* **What you will do**: Your output is the lines from the first one to the one containing "var y = d3.scaleLinear().domain(yDomain).range([box.b, box.t]);", repeated exactly, with images left out.

* **Source excerpt**:
= = = = = = =

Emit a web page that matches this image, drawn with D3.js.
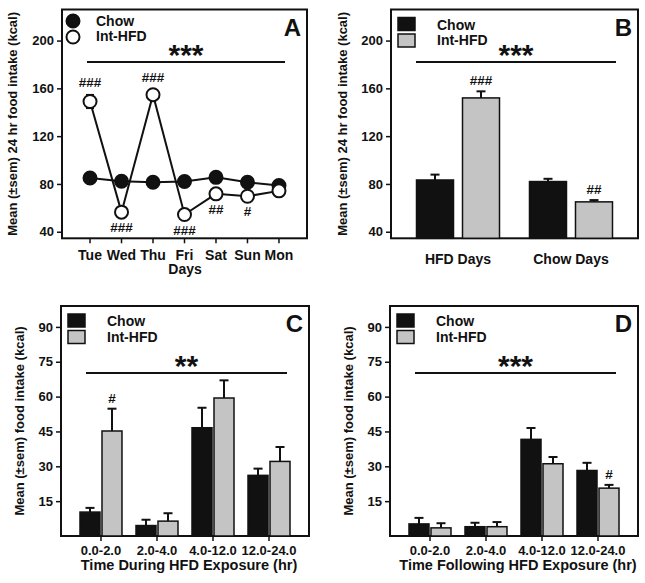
<!DOCTYPE html>
<html>
<head>
<meta charset="utf-8">
<script src="https://cdn.jsdelivr.net/npm/d3@7"></script>
<style>
  body { margin: 0; background: #fff; }
  text { font-family: "Liberation Sans", Arial, sans-serif; font-weight: bold; fill: #111; }
</style>
</head>
<body>
<svg id="chart" width="645" height="583"></svg>
<script>
// ---- data ----
var days = ["Tue", "Wed", "Thu", "Fri", "Sat", "Sun", "Mon"];
var chowDaily = [85, 82.2, 81.4, 82, 85.5, 81.4, 78.6];
var chowDailySem = [2, 2, 2, 2, 2, 2, 2];
var hfdDaily = [149, 56.4, 154.7, 54.4, 71.7, 69.7, 74.2];
var hfdDailySem = [5.5, 2, 4, 2, 2, 2, 2];
var hfdDailySig = ["###", "###", "###", "###", "##", "#", ""];

var dayTypes = ["HFD Days", "Chow Days"];
var chowDayType = [83.3, 82];
var chowDayTypeSem = [4.5, 2.3];
var hfdDayType = [152, 65];
var hfdDayTypeSem = [5.5, 1.5];
var hfdDayTypeSig = ["###", "##"];

var bins = ["0.0-2.0", "2.0-4.0", "4.0-12.0", "12.0-24.0"];
var chowDuring = [10.3, 4.5, 46.6, 26.1];
var chowDuringSem = [1.8, 2.5, 8.6, 2.9];
var hfdDuring = [45.2, 6.4, 59.4, 32.1];
var hfdDuringSem = [9.6, 3.4, 7.6, 6.2];
var hfdDuringSig = ["#", "", "", ""];

var chowAfter = [5.2, 4, 41.6, 28.2];
var chowAfterSem = [2.6, 1.7, 4.9, 3.3];
var hfdAfter = [3.5, 4, 31.1, 20.6];
var hfdAfterSem = [2, 2, 2.9, 1.4];
var hfdAfterSig = ["", "", "", "#"];

var kcalTicks = [40, 80, 120, 160, 200];
var hourTicks = [15, 30, 45, 60, 75, 90];
var seriesNames = ["Chow", "Int-HFD"];

var svg = d3.select("#chart");
var GRAY = "#c4c4c4";

// frame, y axis, title, panel letter, significance bar
function setupPanel(box, yDomain, yTicks, yTitle, titleOff, letter, stars) {
    var g = svg.append("g");
    var y = d3.scaleLinear().domain(yDomain).range([box.b, box.t]);

    var ax = g.append("g")
        .attr("transform", "translate(" + box.l + ",0)")
        .call(d3.axisLeft(y).tickValues(yTicks).tickSize(5).tickPadding(3));
    ax.select(".domain").remove();
    ax.selectAll(".tick line").attr("stroke", "#111").attr("stroke-width", 1.5);
    ax.selectAll(".tick text")
        .attr("font-size", 13)
        .attr("font-family", "Liberation Sans, Arial, sans-serif")
        .attr("font-weight", "bold");

    g.append("text")
        .attr("transform", "rotate(-90)")
        .attr("x", -(box.t + box.b) / 2)
        .attr("y", box.l - titleOff)
        .attr("text-anchor", "middle")
        .attr("font-size", 13)
        .text(yTitle);

    g.append("rect")
        .attr("x", box.l).attr("y", box.t)
        .attr("width", box.r - box.l).attr("height", box.b - box.t)
        .attr("fill", "none").attr("stroke", "#111").attr("stroke-width", 2);

    g.append("text")
        .attr("x", box.r - 6).attr("y", box.t + 26)
        .attr("text-anchor", "end")
        .attr("font-size", 24)
        .text(letter);

    var x1 = box.l + 25, x2 = box.r - 22;
    g.append("line")
        .attr("x1", x1).attr("x2", x2)
        .attr("y1", box.sigY).attr("y2", box.sigY)
        .attr("stroke", "#111").attr("stroke-width", 2);
    g.append("text")
        .attr("x", (x1 + x2) / 2).attr("y", box.sigY + 3)
        .attr("text-anchor", "middle")
        .attr("font-size", 30)
        .text(stars);

    return { g: g, y: y };
}

function squareLegend(g, box) {
    var leg = g.append("g");
    seriesNames.forEach(function(name, i) {
        leg.append("rect")
            .attr("x", box.l + 7).attr("y", box.t + 8 + i * 16.5)
            .attr("width", 17).attr("height", 13)
            .attr("fill", i == 0 ? "#111" : GRAY)
            .attr("stroke", "#111").attr("stroke-width", 1.5);
        leg.append("text")
            .attr("x", box.l + 46).attr("y", box.t + 20 + i * 15.5)
            .attr("font-size", 14)
            .text(name);
    });
}

function errUp(g, x, yTop, yBase, half) {
    g.append("line").attr("x1", x).attr("x2", x).attr("y1", yBase).attr("y2", yTop)
        .attr("stroke", "#111").attr("stroke-width", 2);
    g.append("line").attr("x1", x - half).attr("x2", x + half).attr("y1", yTop).attr("y2", yTop)
        .attr("stroke", "#111").attr("stroke-width", 2);
}

// grouped bar panel
function barPanel(box, cats, chow, chowSem, hfd, hfdSem, sig, yDomain, yTicks, yTitle, titleOff,
                  letter, stars, xTitle, opts) {
    var p = setupPanel(box, yDomain, yTicks, yTitle, titleOff, letter, stars);
    var g = p.g, y = p.y;
    var x = d3.scalePoint().domain(cats).range([box.l, box.r]).padding(opts.pad);

    if (opts.ticks) {
        cats.forEach(function(c) {
            g.append("line").attr("x1", x(c)).attr("x2", x(c))
                .attr("y1", box.b).attr("y2", box.b + 5)
                .attr("stroke", "#111").attr("stroke-width", 1.5);
        });
    }
    g.selectAll(".xlab").data(cats).enter().append("text")
        .attr("x", function(d) { return x(d); })
        .attr("y", box.b + opts.labOff)
        .attr("text-anchor", "middle")
        .attr("font-size", opts.labSize)
        .text(function(d) { return d; });
    if (xTitle) {
        g.append("text")
            .attr("x", (box.l + box.r) / 2 + 4).attr("y", box.b + 33.5)
            .attr("text-anchor", "middle").attr("font-size", 14.5)
            .text(xTitle);
    }

    var bw = opts.bw, gap = opts.gap;
    var series = [
        { v: chow, s: chowSem, off: -gap / 2 - bw, fill: "#111" },
        { v: hfd, s: hfdSem, off: gap / 2, fill: GRAY }
    ];
    series.forEach(function(se) {
        cats.forEach(function(c, i) {
            var bx = x(c) + se.off;
            errUp(g, bx + bw / 2, y(se.v[i] + se.s[i]), y(se.v[i]), 4.5);
            g.append("rect")
                .attr("x", bx).attr("y", y(se.v[i]))
                .attr("width", bw).attr("height", y(yDomain[0]) - y(se.v[i]))
                .attr("fill", se.fill).attr("stroke", "#111").attr("stroke-width", 1.5);
        });
    });
    cats.forEach(function(c, i) {
        if (!sig[i]) return;
        g.append("text")
            .attr("x", x(c) + gap / 2 + bw / 2)
            .attr("y", y(hfd[i] + hfdSem[i]) - 6)
            .attr("text-anchor", "middle").attr("font-size", 13.5)
            .text(sig[i]);
    });
    squareLegend(g, box);
}

// ---- Panel A ----
(function() {
    var box = { l: 62, r: 307, t: 9.5, b: 238.3, sigY: 62 };
    var p = setupPanel(box, [34.5, 226], kcalTicks, "Mean (\u00b1sem) 24 hr food intake (kcal)", 45, "A", "***");
    var g = p.g, y = p.y;
    var x = d3.scalePoint().domain(days).range([box.l, box.r]).padding(0.89);

    days.forEach(function(d) {
        g.append("line").attr("x1", x(d)).attr("x2", x(d))
            .attr("y1", box.b).attr("y2", box.b + 5)
            .attr("stroke", "#111").attr("stroke-width", 1.5);
    });
    g.selectAll(".xlab").data(days).enter().append("text")
        .attr("x", function(d) { return x(d); })
        .attr("y", box.b + 21.5)
        .attr("text-anchor", "middle").attr("font-size", 14)
        .text(function(d) { return d; });
    g.append("text").attr("x", 185).attr("y", box.b + 36)
        .attr("text-anchor", "middle").attr("font-size", 14).text("Days");

    var line = d3.line()
        .x(function(d, i) { return x(days[i]); })
        .y(function(d) { return y(d); });

    var sets = [
        { v: chowDaily, s: chowDailySem, fill: "#111" },
        { v: hfdDaily, s: hfdDailySem, fill: "#fff" }
    ];
    sets.forEach(function(se) {
        g.append("path").attr("d", line(se.v))
            .attr("fill", "none").attr("stroke", "#111").attr("stroke-width", 2);
        se.v.forEach(function(v, i) {
            var cx = x(days[i]);
            g.append("line").attr("x1", cx).attr("x2", cx)
                .attr("y1", y(v - se.s[i])).attr("y2", y(v + se.s[i]))
                .attr("stroke", "#111").attr("stroke-width", 2);
            [v - se.s[i], v + se.s[i]].forEach(function(e) {
                g.append("line").attr("x1", cx - 4).attr("x2", cx + 4)
                    .attr("y1", y(e)).attr("y2", y(e))
                    .attr("stroke", "#111").attr("stroke-width", 2);
            });
        });
        g.selectAll(null).data(se.v).enter().append("circle")
            .attr("cx", function(d, i) { return x(days[i]); })
            .attr("cy", function(d) { return y(d); })
            .attr("r", 6.5)
            .attr("fill", se.fill).attr("stroke", "#111").attr("stroke-width", 2);
    });

    hfdDaily.forEach(function(v, i) {
        if (!hfdDailySig[i]) return;
        var above = v > chowDaily[i];
        g.append("text")
            .attr("x", x(days[i]))
            .attr("y", above ? y(v + hfdDailySem[i]) - 8 : y(v) + 20)
            .attr("text-anchor", "middle").attr("font-size", 13.5)
            .text(hfdDailySig[i]);
    });

    // legend
    seriesNames.forEach(function(name, i) {
        g.append("circle").attr("cx", box.l + 11).attr("cy", box.t + 11.5 + i * 16)
            .attr("r", 6.5).attr("fill", i == 0 ? "#111" : "#fff")
            .attr("stroke", "#111").attr("stroke-width", 2);
        g.append("text").attr("x", box.l + 34).attr("y", box.t + 16 + i * 15.3)
            .attr("font-size", 14).text(name);
    });
})();

// ---- Panel B ----
barPanel({ l: 391, r: 638, t: 9.5, b: 238.3, sigY: 62 }, dayTypes,
    chowDayType, chowDayTypeSem, hfdDayType, hfdDayTypeSem, hfdDayTypeSig,
    [34.5, 226], kcalTicks, "Mean (\u00b1sem) 24 hr food intake (kcal)", 44, "B", "***", null,
    { pad: 0.593, bw: 37, gap: 9, ticks: false, labOff: 26, labSize: 14 });

// ---- Panel C ----
barPanel({ l: 61, r: 309, t: 306, b: 536, sigY: 373 }, bins,
    chowDuring, chowDuringSem, hfdDuring, hfdDuringSem, hfdDuringSig,
    [0, 99], hourTicks, "Mean (\u00b1sem) food intake (kcal)", 37, "C", "**",
    "Time During HFD Exposure (hr)",
    { pad: 0.714, bw: 20, gap: 2, ticks: true, labOff: 19, labSize: 13 });

// ---- Panel D ----
barPanel({ l: 390, r: 638, t: 306, b: 536, sigY: 373 }, bins,
    chowAfter, chowAfterSem, hfdAfter, hfdAfterSem, hfdAfterSig,
    [0, 99], hourTicks, "Mean (\u00b1sem) food intake (kcal)", 37, "D", "***",
    "Time Following HFD Exposure (hr)",
    { pad: 0.714, bw: 20, gap: 2, ticks: true, labOff: 19, labSize: 13 });
</script>
</body>
</html>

= = = = = = =

* **Response for this exercise**:
Emit a web page that matches this image, drawn with D3.js.
<!DOCTYPE html>
<html>
<head>
<meta charset="utf-8">
<script src="https://cdn.jsdelivr.net/npm/d3@7"></script>
<style>
  body { margin: 0; background: #fff; }
  text { font-family: "Liberation Sans", Arial, sans-serif; font-weight: bold; fill: #111; }
</style>
</head>
<body>
<svg id="chart" width="645" height="583"></svg>
<script>
// ---- data ----
var days = ["Tue", "Wed", "Thu", "Fri", "Sat", "Sun", "Mon"];
var chowDaily = [85, 82.2, 81.4, 82, 85.5, 81.4, 78.6];
var chowDailySem = [2, 2, 2, 2, 2, 2, 2];
var hfdDaily = [149, 56.4, 154.7, 54.4, 71.7, 69.7, 74.2];
var hfdDailySem = [5.5, 2, 4, 2, 2, 2, 2];
var hfdDailySig = ["###", "###", "###", "###", "##", "#", ""];

var dayTypes = ["HFD Days", "Chow Days"];
var chowDayType = [83.3, 82];
var chowDayTypeSem = [4.5, 2.3];
var hfdDayType = [152, 65];
var hfdDayTypeSem = [5.5, 1.5];
var hfdDayTypeSig = ["###", "##"];

var bins = ["0.0-2.0", "2.0-4.0", "4.0-12.0", "12.0-24.0"];
var chowDuring = [10.3, 4.5, 46.6, 26.1];
var chowDuringSem = [1.8, 2.5, 8.6, 2.9];
var hfdDuring = [45.2, 6.4, 59.4, 32.1];
var hfdDuringSem = [9.6, 3.4, 7.6, 6.2];
var hfdDuringSig = ["#", "", "", ""];

var chowAfter = [5.2, 4, 41.6, 28.2];
var chowAfterSem = [2.6, 1.7, 4.9, 3.3];
var hfdAfter = [3.5, 4, 31.1, 20.6];
var hfdAfterSem = [2, 2, 2.9, 1.4];
var hfdAfterSig = ["", "", "", "#"];

var kcalTicks = [40, 80, 120, 160, 200];
var hourTicks = [15, 30, 45, 60, 75, 90];
var seriesNames = ["Chow", "Int-HFD"];

var svg = d3.select("#chart");
var GRAY = "#c4c4c4";

// frame, y axis, title, panel letter, significance bar
function setupPanel(box, yDomain, yTicks, yTitle, titleOff, letter, stars) {
    var g = svg.append("g");
    var y = d3.scaleLinear().domain(yDomain).range([box.b, box.t]);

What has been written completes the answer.